Charts and diagrams as code:
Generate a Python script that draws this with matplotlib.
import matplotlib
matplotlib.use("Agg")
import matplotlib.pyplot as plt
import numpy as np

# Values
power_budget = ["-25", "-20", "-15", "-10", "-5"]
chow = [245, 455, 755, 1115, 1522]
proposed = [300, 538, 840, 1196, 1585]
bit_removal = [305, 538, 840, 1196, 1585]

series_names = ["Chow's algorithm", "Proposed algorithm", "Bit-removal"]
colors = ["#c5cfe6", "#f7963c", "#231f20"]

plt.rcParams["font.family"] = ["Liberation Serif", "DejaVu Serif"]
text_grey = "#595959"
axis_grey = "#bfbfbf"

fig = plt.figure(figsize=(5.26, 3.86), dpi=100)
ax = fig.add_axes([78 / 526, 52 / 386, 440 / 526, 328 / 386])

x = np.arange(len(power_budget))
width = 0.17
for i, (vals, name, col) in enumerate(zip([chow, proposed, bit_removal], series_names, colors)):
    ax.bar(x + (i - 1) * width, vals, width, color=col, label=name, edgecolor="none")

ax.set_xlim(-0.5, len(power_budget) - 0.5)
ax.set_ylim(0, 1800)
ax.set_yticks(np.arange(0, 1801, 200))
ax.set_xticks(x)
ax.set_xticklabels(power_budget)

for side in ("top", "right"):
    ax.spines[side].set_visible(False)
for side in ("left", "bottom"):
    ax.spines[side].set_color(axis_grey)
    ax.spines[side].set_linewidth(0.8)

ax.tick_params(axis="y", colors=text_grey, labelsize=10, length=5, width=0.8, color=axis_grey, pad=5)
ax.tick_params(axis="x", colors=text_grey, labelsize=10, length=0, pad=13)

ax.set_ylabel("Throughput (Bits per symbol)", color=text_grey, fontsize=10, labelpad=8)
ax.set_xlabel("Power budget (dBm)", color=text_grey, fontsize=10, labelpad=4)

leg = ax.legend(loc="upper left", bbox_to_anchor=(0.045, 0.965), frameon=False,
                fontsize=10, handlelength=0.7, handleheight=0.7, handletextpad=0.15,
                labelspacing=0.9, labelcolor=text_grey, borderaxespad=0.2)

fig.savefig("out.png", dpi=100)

* * *

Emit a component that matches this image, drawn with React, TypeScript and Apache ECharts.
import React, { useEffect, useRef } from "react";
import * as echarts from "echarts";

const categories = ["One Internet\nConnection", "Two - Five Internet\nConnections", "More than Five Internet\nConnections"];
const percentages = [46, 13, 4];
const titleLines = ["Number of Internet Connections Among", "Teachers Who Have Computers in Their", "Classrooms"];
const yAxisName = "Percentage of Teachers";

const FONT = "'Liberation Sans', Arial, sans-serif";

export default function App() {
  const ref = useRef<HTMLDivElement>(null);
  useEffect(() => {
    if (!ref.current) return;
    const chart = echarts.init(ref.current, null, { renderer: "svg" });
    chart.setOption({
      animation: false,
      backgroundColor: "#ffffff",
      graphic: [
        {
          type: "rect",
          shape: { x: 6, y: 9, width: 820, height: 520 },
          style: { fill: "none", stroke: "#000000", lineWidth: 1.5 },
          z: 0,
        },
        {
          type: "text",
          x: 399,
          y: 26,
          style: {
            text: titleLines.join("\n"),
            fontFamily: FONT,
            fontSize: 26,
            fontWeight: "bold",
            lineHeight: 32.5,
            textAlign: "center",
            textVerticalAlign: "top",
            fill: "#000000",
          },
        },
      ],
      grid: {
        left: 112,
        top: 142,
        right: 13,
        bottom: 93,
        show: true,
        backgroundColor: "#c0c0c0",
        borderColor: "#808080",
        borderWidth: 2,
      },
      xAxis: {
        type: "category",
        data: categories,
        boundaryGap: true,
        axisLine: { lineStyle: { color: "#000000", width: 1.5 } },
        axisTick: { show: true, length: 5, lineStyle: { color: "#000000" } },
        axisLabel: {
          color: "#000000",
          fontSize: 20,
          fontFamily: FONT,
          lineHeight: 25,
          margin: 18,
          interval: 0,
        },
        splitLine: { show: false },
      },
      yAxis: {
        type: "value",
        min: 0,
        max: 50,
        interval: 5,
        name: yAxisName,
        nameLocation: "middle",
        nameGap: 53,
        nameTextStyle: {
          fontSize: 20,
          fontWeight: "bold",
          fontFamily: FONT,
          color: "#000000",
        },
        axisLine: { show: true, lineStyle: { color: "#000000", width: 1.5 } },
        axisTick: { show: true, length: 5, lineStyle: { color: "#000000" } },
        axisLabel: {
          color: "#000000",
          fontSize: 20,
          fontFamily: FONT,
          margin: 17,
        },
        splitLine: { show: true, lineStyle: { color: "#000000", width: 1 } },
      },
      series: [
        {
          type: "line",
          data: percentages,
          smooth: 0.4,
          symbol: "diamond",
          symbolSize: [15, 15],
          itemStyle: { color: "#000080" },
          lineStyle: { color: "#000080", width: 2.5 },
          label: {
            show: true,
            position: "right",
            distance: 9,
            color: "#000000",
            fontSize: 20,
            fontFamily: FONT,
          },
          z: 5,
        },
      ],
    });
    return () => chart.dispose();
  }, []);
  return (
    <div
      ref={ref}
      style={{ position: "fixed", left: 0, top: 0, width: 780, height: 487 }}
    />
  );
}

What you should do: The line with "Generate a Python" marks the start and the line with "bit_removal = [305, 538, 840, 1196, 1585]" marks the end; transcribe every line in that stretch, unchanged.

Answer for this exercise:
Generate a Python script that draws this with matplotlib.
import matplotlib
matplotlib.use("Agg")
import matplotlib.pyplot as plt
import numpy as np

# Values
power_budget = ["-25", "-20", "-15", "-10", "-5"]
chow = [245, 455, 755, 1115, 1522]
proposed = [300, 538, 840, 1196, 1585]
bit_removal = [305, 538, 840, 1196, 1585]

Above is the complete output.